··· INFORMATION SHOWN ···
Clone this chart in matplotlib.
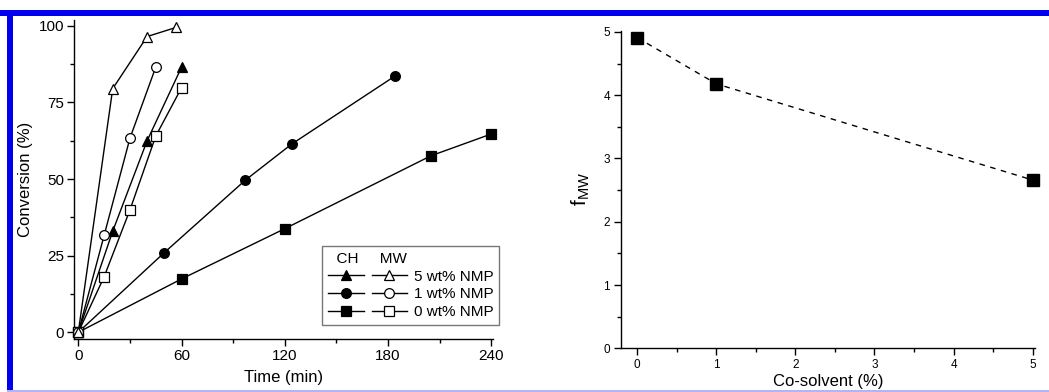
import matplotlib
matplotlib.use("Agg")
import matplotlib.pyplot as plt
from matplotlib.lines import Line2D
from matplotlib.legend_handler import HandlerTuple
from matplotlib.patches import Rectangle
from matplotlib.ticker import MultipleLocator

plt.rcParams['font.family'] = ['Liberation Sans', 'DejaVu Sans']

# ---- Left panel data: conversion (%) vs time (min) ----
ch5_t = [0, 20, 40, 60]
ch5_y = [0, 33, 62.5, 86.5]
mw5_t = [0, 20, 40, 57]
mw5_y = [0, 79.5, 96.5, 99.5]

ch1_t = [0, 50, 97, 124, 184]
ch1_y = [0, 26, 49.6, 61.4, 83.6]
mw1_t = [0, 15, 30, 45]
mw1_y = [0, 31.6, 63.3, 86.5]

ch0_t = [0, 60, 120, 205, 240]
ch0_y = [0, 17.4, 33.8, 57.6, 64.7]
mw0_t = [0, 15, 30, 45, 60]
mw0_y = [0, 18.1, 39.9, 64.0, 79.8]

series_labels = ["5 wt% NMP", "1 wt% NMP", "0 wt% NMP"]

# ---- Right panel data: f_MW vs co-solvent (%) ----
cosolvent = [0, 1, 5]
f_mw = [4.91, 4.18, 2.66]

fig = plt.figure(figsize=(10.49, 3.92), dpi=100)

# Decorative frame
fig.add_artist(Rectangle((0, 1 - 16/392), 1, 6/392, transform=fig.transFigure,
                         facecolor='#0000ee', edgecolor='none'))
fig.add_artist(Rectangle((7/1049, 0), 6/1049, 1 - 11/392, transform=fig.transFigure,
                         facecolor='#0000ee', edgecolor='none'))
fig.add_artist(Rectangle((7/1049, 0), 1, 2/392, transform=fig.transFigure,
                         facecolor='#b4b4f5', edgecolor='none'))

ax1 = fig.add_axes([74/1049, 1 - 339/392, (493 - 74)/1049, (339 - 20)/392])
ax2 = fig.add_axes([621/1049, 1 - 348.3/392, (1035 - 621)/1049, (348.3 - 30.7)/392])

lw = 1.0
ms = 7
kw = dict(color='black', lw=lw, markersize=ms, markeredgewidth=0.9, clip_on=False)
ax1.plot(ch0_t, ch0_y, marker='s', mfc='black', mec='black', zorder=3, **kw)
ax1.plot(ch1_t, ch1_y, marker='o', mfc='black', mec='black', zorder=3, **kw)
ax1.plot(ch5_t, ch5_y, marker='^', mfc='black', mec='black', zorder=3, **kw)
ax1.plot(mw0_t, mw0_y, marker='s', mfc='white', mec='black', zorder=4, **kw)
ax1.plot(mw1_t, mw1_y, marker='o', mfc='white', mec='black', zorder=4, **kw)
ax1.plot(mw5_t, mw5_y, marker='^', mfc='white', mec='black', zorder=4, **kw)

ax1.set_xlim(-2.5, 241)
ax1.set_ylim(-2.2, 101.9)
ax1.xaxis.set_major_locator(MultipleLocator(60))
ax1.xaxis.set_minor_locator(MultipleLocator(30))
ax1.yaxis.set_major_locator(MultipleLocator(25))
ax1.yaxis.set_minor_locator(MultipleLocator(12.5))
for s in ['top', 'right']:
    ax1.spines[s].set_visible(False)
for s in ['left', 'bottom']:
    ax1.spines[s].set_linewidth(1.0)
ax1.tick_params(which='major', direction='out', length=5, width=1.0, labelsize=11, pad=2)
ax1.tick_params(which='minor', direction='out', length=3, width=1.0)
ax1.set_xlabel("Time (min)", fontsize=12, labelpad=5)
ax1.set_ylabel("Conversion (%)", fontsize=12, labelpad=4)

# Legend
def mk(marker, filled):
    return Line2D([], [], color='black', lw=lw, marker=marker, markersize=7,
                  mfc='black' if filled else 'white', mec='black', markeredgewidth=0.9)

handles = [(mk('^', True), mk('^', False)),
           (mk('o', True), mk('o', False)),
           (mk('s', True), mk('s', False))]
leg = ax1.legend(handles, series_labels, handler_map={tuple: HandlerTuple(ndivide=None, pad=0.5)},
                 loc='lower right', bbox_to_anchor=(1.015, 0.044), frameon=True, fancybox=False,
                 edgecolor='#555555', fontsize=11, handlelength=5.2, handletextpad=0.4,
                 labelspacing=0.24, borderpad=0.4, borderaxespad=0,
                 title="  CH     MW", title_fontsize=11, alignment='left')
leg.get_frame().set_linewidth(1.0)

# Right panel
ax2.plot(cosolvent, f_mw, color='black', lw=1.0, ls=(0, (4, 4)), marker='s',
         mfc='black', mec='black', markersize=8.5, clip_on=False, zorder=3)
ax2.set_xlim(-0.206, 5.03)
ax2.set_ylim(0, 5.02)
ax2.xaxis.set_major_locator(MultipleLocator(1))
ax2.xaxis.set_minor_locator(MultipleLocator(0.5))
ax2.yaxis.set_major_locator(MultipleLocator(1))
ax2.yaxis.set_minor_locator(MultipleLocator(0.5))
for s in ['top', 'right']:
    ax2.spines[s].set_visible(False)
for s in ['left', 'bottom']:
    ax2.spines[s].set_linewidth(1.0)
ax2.tick_params(which='major', direction='out', length=5, width=1.0, labelsize=8.5, pad=3)
ax2.tick_params(which='minor', direction='out', length=3, width=1.0)
ax2.set_xlabel("Co-solvent (%)", fontsize=12, labelpad=2)
ax2.set_ylabel(r"f$_{\mathregular{MW}}$", fontsize=15, labelpad=8)

fig.savefig("out.png", dpi=100)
···
DIRECTION:
Quote the material in full and exactly; do not carry over its pictures.

RESPONSE TO THIS TASK:
Clone this chart in matplotlib.
import matplotlib
matplotlib.use("Agg")
import matplotlib.pyplot as plt
from matplotlib.lines import Line2D
from matplotlib.legend_handler import HandlerTuple
from matplotlib.patches import Rectangle
from matplotlib.ticker import MultipleLocator

plt.rcParams['font.family'] = ['Liberation Sans', 'DejaVu Sans']

# ---- Left panel data: conversion (%) vs time (min) ----
ch5_t = [0, 20, 40, 60]
ch5_y = [0, 33, 62.5, 86.5]
mw5_t = [0, 20, 40, 57]
mw5_y = [0, 79.5, 96.5, 99.5]

ch1_t = [0, 50, 97, 124, 184]
ch1_y = [0, 26, 49.6, 61.4, 83.6]
mw1_t = [0, 15, 30, 45]
mw1_y = [0, 31.6, 63.3, 86.5]

ch0_t = [0, 60, 120, 205, 240]
ch0_y = [0, 17.4, 33.8, 57.6, 64.7]
mw0_t = [0, 15, 30, 45, 60]
mw0_y = [0, 18.1, 39.9, 64.0, 79.8]

series_labels = ["5 wt% NMP", "1 wt% NMP", "0 wt% NMP"]

# ---- Right panel data: f_MW vs co-solvent (%) ----
cosolvent = [0, 1, 5]
f_mw = [4.91, 4.18, 2.66]

fig = plt.figure(figsize=(10.49, 3.92), dpi=100)

# Decorative frame
fig.add_artist(Rectangle((0, 1 - 16/392), 1, 6/392, transform=fig.transFigure,
                         facecolor='#0000ee', edgecolor='none'))
fig.add_artist(Rectangle((7/1049, 0), 6/1049, 1 - 11/392, transform=fig.transFigure,
                         facecolor='#0000ee', edgecolor='none'))
fig.add_artist(Rectangle((7/1049, 0), 1, 2/392, transform=fig.transFigure,
                         facecolor='#b4b4f5', edgecolor='none'))

ax1 = fig.add_axes([74/1049, 1 - 339/392, (493 - 74)/1049, (339 - 20)/392])
ax2 = fig.add_axes([621/1049, 1 - 348.3/392, (1035 - 621)/1049, (348.3 - 30.7)/392])

lw = 1.0
ms = 7
kw = dict(color='black', lw=lw, markersize=ms, markeredgewidth=0.9, clip_on=False)
ax1.plot(ch0_t, ch0_y, marker='s', mfc='black', mec='black', zorder=3, **kw)
ax1.plot(ch1_t, ch1_y, marker='o', mfc='black', mec='black', zorder=3, **kw)
ax1.plot(ch5_t, ch5_y, marker='^', mfc='black', mec='black', zorder=3, **kw)
ax1.plot(mw0_t, mw0_y, marker='s', mfc='white', mec='black', zorder=4, **kw)
ax1.plot(mw1_t, mw1_y, marker='o', mfc='white', mec='black', zorder=4, **kw)
ax1.plot(mw5_t, mw5_y, marker='^', mfc='white', mec='black', zorder=4, **kw)

ax1.set_xlim(-2.5, 241)
ax1.set_ylim(-2.2, 101.9)
ax1.xaxis.set_major_locator(MultipleLocator(60))
ax1.xaxis.set_minor_locator(MultipleLocator(30))
ax1.yaxis.set_major_locator(MultipleLocator(25))
ax1.yaxis.set_minor_locator(MultipleLocator(12.5))
for s in ['top', 'right']:
    ax1.spines[s].set_visible(False)
for s in ['left', 'bottom']:
    ax1.spines[s].set_linewidth(1.0)
ax1.tick_params(which='major', direction='out', length=5, width=1.0, labelsize=11, pad=2)
ax1.tick_params(which='minor', direction='out', length=3, width=1.0)
ax1.set_xlabel("Time (min)", fontsize=12, labelpad=5)
ax1.set_ylabel("Conversion (%)", fontsize=12, labelpad=4)

# Legend
def mk(marker, filled):
    return Line2D([], [], color='black', lw=lw, marker=marker, markersize=7,
                  mfc='black' if filled else 'white', mec='black', markeredgewidth=0.9)

handles = [(mk('^', True), mk('^', False)),
           (mk('o', True), mk('o', False)),
           (mk('s', True), mk('s', False))]
leg = ax1.legend(handles, series_labels, handler_map={tuple: HandlerTuple(ndivide=None, pad=0.5)},
                 loc='lower right', bbox_to_anchor=(1.015, 0.044), frameon=True, fancybox=False,
                 edgecolor='#555555', fontsize=11, handlelength=5.2, handletextpad=0.4,
                 labelspacing=0.24, borderpad=0.4, borderaxespad=0,
                 title="  CH     MW", title_fontsize=11, alignment='left')
leg.get_frame().set_linewidth(1.0)

# Right panel
ax2.plot(cosolvent, f_mw, color='black', lw=1.0, ls=(0, (4, 4)), marker='s',
         mfc='black', mec='black', markersize=8.5, clip_on=False, zorder=3)
ax2.set_xlim(-0.206, 5.03)
ax2.set_ylim(0, 5.02)
ax2.xaxis.set_major_locator(MultipleLocator(1))
ax2.xaxis.set_minor_locator(MultipleLocator(0.5))
ax2.yaxis.set_major_locator(MultipleLocator(1))
ax2.yaxis.set_minor_locator(MultipleLocator(0.5))
for s in ['top', 'right']:
    ax2.spines[s].set_visible(False)
for s in ['left', 'bottom']:
    ax2.spines[s].set_linewidth(1.0)
ax2.tick_params(which='major', direction='out', length=5, width=1.0, labelsize=8.5, pad=3)
ax2.tick_params(which='minor', direction='out', length=3, width=1.0)
ax2.set_xlabel("Co-solvent (%)", fontsize=12, labelpad=2)
ax2.set_ylabel(r"f$_{\mathregular{MW}}$", fontsize=15, labelpad=8)

fig.savefig("out.png", dpi=100)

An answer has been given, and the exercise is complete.